* [TASK DIRECTIONS]: Repeat all the material exactly; pictures stay out of your copy.

* [SUPPLIED INFORMATION]:
★ ★ ★

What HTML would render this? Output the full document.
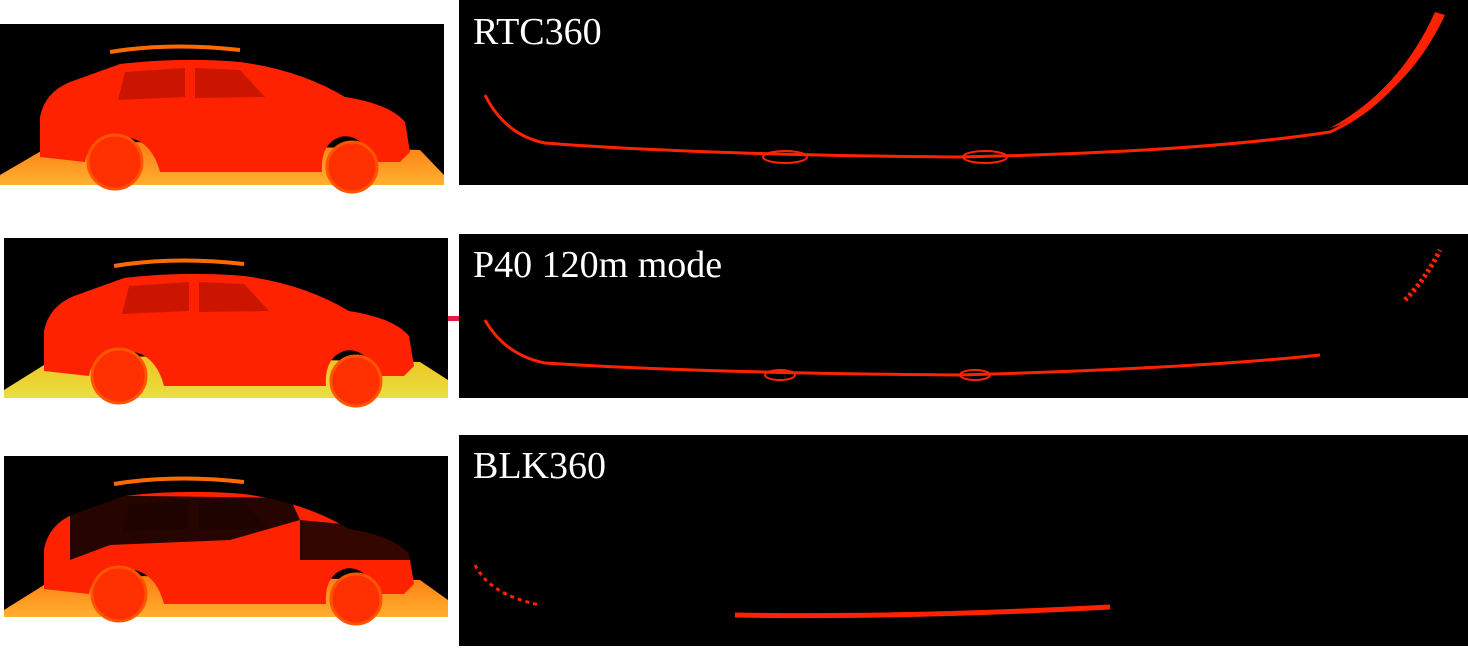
<!DOCTYPE html>
<html><head><meta charset="utf-8"><style>
html,body{margin:0;padding:0;background:#fff;width:1468px;height:648px;overflow:hidden}
svg{position:absolute;left:0;top:0}
text{font-family:"Liberation Serif",serif;fill:#fff;font-size:38px}
</style></head><body>
<svg width="1468" height="648" viewBox="0 0 1468 648">
<defs>
<linearGradient id="gnd" x1="0" y1="0" x2="0" y2="1"><stop offset="0" stop-color="#ff7a10"/><stop offset="1" stop-color="#ffb030"/></linearGradient>
<linearGradient id="gnd2" x1="0" y1="0" x2="0" y2="1"><stop offset="0" stop-color="#f0c020"/><stop offset="1" stop-color="#e8e040"/></linearGradient>
<g id="car">
<path d="M40 95 Q45 70 70 60 L120 42 Q180 35 240 40 Q300 48 345 75 Q390 82 405 100 L410 130 L400 140 L375 140 Q360 110 340 115 Q320 122 322 150 L160 150 Q150 112 115 115 Q88 120 85 140 L40 135 Z" fill="#ff2200"/>
<path d="M125 50 L185 46 L185 75 L118 78 Z M195 46 L240 48 L265 75 L195 76 Z" fill="#cc1500"/>
<circle cx="115" cy="140" r="27" fill="#ff3000" stroke="#ff5500" stroke-width="3"/>
<circle cx="352" cy="145" r="25" fill="#ff3000" stroke="#ff5500" stroke-width="3"/>
<path d="M110 30 Q170 20 240 28" stroke="#ff6a00" stroke-width="4" fill="none"/>
</g>
</defs>

<g>
<rect x="0" y="24" width="444" height="161" fill="#000"/>
<path d="M0 175 L60 140 L420 150 L444 175 L444 185 L0 185 Z" fill="url(#gnd)"/>
<use href="#car" transform="translate(0,22)"/>
</g>
<g>
<rect x="4" y="238" width="444" height="160" fill="#000"/>
<path d="M4 390 L60 355 L420 362 L448 380 L448 398 L4 398 Z" fill="url(#gnd2)"/>
<use href="#car" transform="translate(4,236)"/>
</g>
<g>
<rect x="4" y="456" width="444" height="161" fill="#000"/>
<path d="M4 610 L60 575 L420 580 L448 600 L448 617 L4 617 Z" fill="url(#gnd)"/>
<use href="#car" transform="translate(4,454)"/>
<path d="M70 495 L290 498 L300 520 L230 540 L110 545 L70 560 Z" fill="#000" opacity="0.85"/>
<path d="M300 520 L410 530 L410 560 L300 560 Z" fill="#000" opacity="0.8"/>
</g>
<rect x="448" y="316" width="12" height="5" fill="#e0204a"/>

<g>
<rect x="459" y="0" width="1009" height="185" fill="#000"/>
<path d="M485 95 Q505 135 545 143 Q700 155 960 157 Q1200 152 1330 132 Q1400 100 1440 15" stroke="#ff2200" stroke-width="3" fill="none"/>
<path d="M1340 125 Q1410 90 1445 15 L1435 12 Q1400 90 1330 128 Z" fill="#ff2200"/>
<ellipse cx="785" cy="157" rx="22" ry="6" fill="none" stroke="#ff2200" stroke-width="2"/>
<ellipse cx="985" cy="157" rx="22" ry="6" fill="none" stroke="#ff2200" stroke-width="2"/>
<text x="473" y="44">RTC360</text>
</g>
<g>
<rect x="459" y="234" width="1009" height="164" fill="#000"/>
<path d="M485 320 Q505 355 545 363 Q700 373 960 375 Q1200 368 1320 355" stroke="#ff2200" stroke-width="3" fill="none"/>
<path d="M1405 300 Q1425 280 1440 250" stroke="#ff2200" stroke-width="5" fill="none" stroke-dasharray="3 3"/>
<ellipse cx="780" cy="375" rx="15" ry="5" fill="none" stroke="#ff2200" stroke-width="2"/>
<ellipse cx="975" cy="375" rx="15" ry="5" fill="none" stroke="#ff2200" stroke-width="2"/>
<text x="473" y="277">P40 120m mode</text>
</g>
<g>
<rect x="459" y="435" width="1009" height="211" fill="#000"/>
<path d="M475 565 Q490 595 540 605" stroke="#ff2200" stroke-width="3" fill="none" stroke-dasharray="4 4"/>
<path d="M735 615 Q900 618 1110 607" stroke="#ff2200" stroke-width="5" fill="none"/>
<text x="473" y="478">BLK360</text>
</g>
</svg>
</body></html>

★ ★ ★

* [EXPECTED OUTPUT]:
What HTML would render this? Output the full document.
<!DOCTYPE html>
<html><head><meta charset="utf-8"><style>
html,body{margin:0;padding:0;background:#fff;width:1468px;height:648px;overflow:hidden}
svg{position:absolute;left:0;top:0}
text{font-family:"Liberation Serif",serif;fill:#fff;font-size:38px}
</style></head><body>
<svg width="1468" height="648" viewBox="0 0 1468 648">
<defs>
<linearGradient id="gnd" x1="0" y1="0" x2="0" y2="1"><stop offset="0" stop-color="#ff7a10"/><stop offset="1" stop-color="#ffb030"/></linearGradient>
<linearGradient id="gnd2" x1="0" y1="0" x2="0" y2="1"><stop offset="0" stop-color="#f0c020"/><stop offset="1" stop-color="#e8e040"/></linearGradient>
<g id="car">
<path d="M40 95 Q45 70 70 60 L120 42 Q180 35 240 40 Q300 48 345 75 Q390 82 405 100 L410 130 L400 140 L375 140 Q360 110 340 115 Q320 122 322 150 L160 150 Q150 112 115 115 Q88 120 85 140 L40 135 Z" fill="#ff2200"/>
<path d="M125 50 L185 46 L185 75 L118 78 Z M195 46 L240 48 L265 75 L195 76 Z" fill="#cc1500"/>
<circle cx="115" cy="140" r="27" fill="#ff3000" stroke="#ff5500" stroke-width="3"/>
<circle cx="352" cy="145" r="25" fill="#ff3000" stroke="#ff5500" stroke-width="3"/>
<path d="M110 30 Q170 20 240 28" stroke="#ff6a00" stroke-width="4" fill="none"/>
</g>
</defs>

<g>
<rect x="0" y="24" width="444" height="161" fill="#000"/>
<path d="M0 175 L60 140 L420 150 L444 175 L444 185 L0 185 Z" fill="url(#gnd)"/>
<use href="#car" transform="translate(0,22)"/>
</g>
<g>
<rect x="4" y="238" width="444" height="160" fill="#000"/>
<path d="M4 390 L60 355 L420 362 L448 380 L448 398 L4 398 Z" fill="url(#gnd2)"/>
<use href="#car" transform="translate(4,236)"/>
</g>
<g>
<rect x="4" y="456" width="444" height="161" fill="#000"/>
<path d="M4 610 L60 575 L420 580 L448 600 L448 617 L4 617 Z" fill="url(#gnd)"/>
<use href="#car" transform="translate(4,454)"/>
<path d="M70 495 L290 498 L300 520 L230 540 L110 545 L70 560 Z" fill="#000" opacity="0.85"/>
<path d="M300 520 L410 530 L410 560 L300 560 Z" fill="#000" opacity="0.8"/>
</g>
<rect x="448" y="316" width="12" height="5" fill="#e0204a"/>

<g>
<rect x="459" y="0" width="1009" height="185" fill="#000"/>
<path d="M485 95 Q505 135 545 143 Q700 155 960 157 Q1200 152 1330 132 Q1400 100 1440 15" stroke="#ff2200" stroke-width="3" fill="none"/>
<path d="M1340 125 Q1410 90 1445 15 L1435 12 Q1400 90 1330 128 Z" fill="#ff2200"/>
<ellipse cx="785" cy="157" rx="22" ry="6" fill="none" stroke="#ff2200" stroke-width="2"/>
<ellipse cx="985" cy="157" rx="22" ry="6" fill="none" stroke="#ff2200" stroke-width="2"/>
<text x="473" y="44">RTC360</text>
</g>
<g>
<rect x="459" y="234" width="1009" height="164" fill="#000"/>
<path d="M485 320 Q505 355 545 363 Q700 373 960 375 Q1200 368 1320 355" stroke="#ff2200" stroke-width="3" fill="none"/>
<path d="M1405 300 Q1425 280 1440 250" stroke="#ff2200" stroke-width="5" fill="none" stroke-dasharray="3 3"/>
<ellipse cx="780" cy="375" rx="15" ry="5" fill="none" stroke="#ff2200" stroke-width="2"/>
<ellipse cx="975" cy="375" rx="15" ry="5" fill="none" stroke="#ff2200" stroke-width="2"/>
<text x="473" y="277">P40 120m mode</text>
</g>
<g>
<rect x="459" y="435" width="1009" height="211" fill="#000"/>
<path d="M475 565 Q490 595 540 605" stroke="#ff2200" stroke-width="3" fill="none" stroke-dasharray="4 4"/>
<path d="M735 615 Q900 618 1110 607" stroke="#ff2200" stroke-width="5" fill="none"/>
<text x="473" y="478">BLK360</text>
</g>
</svg>
</body></html>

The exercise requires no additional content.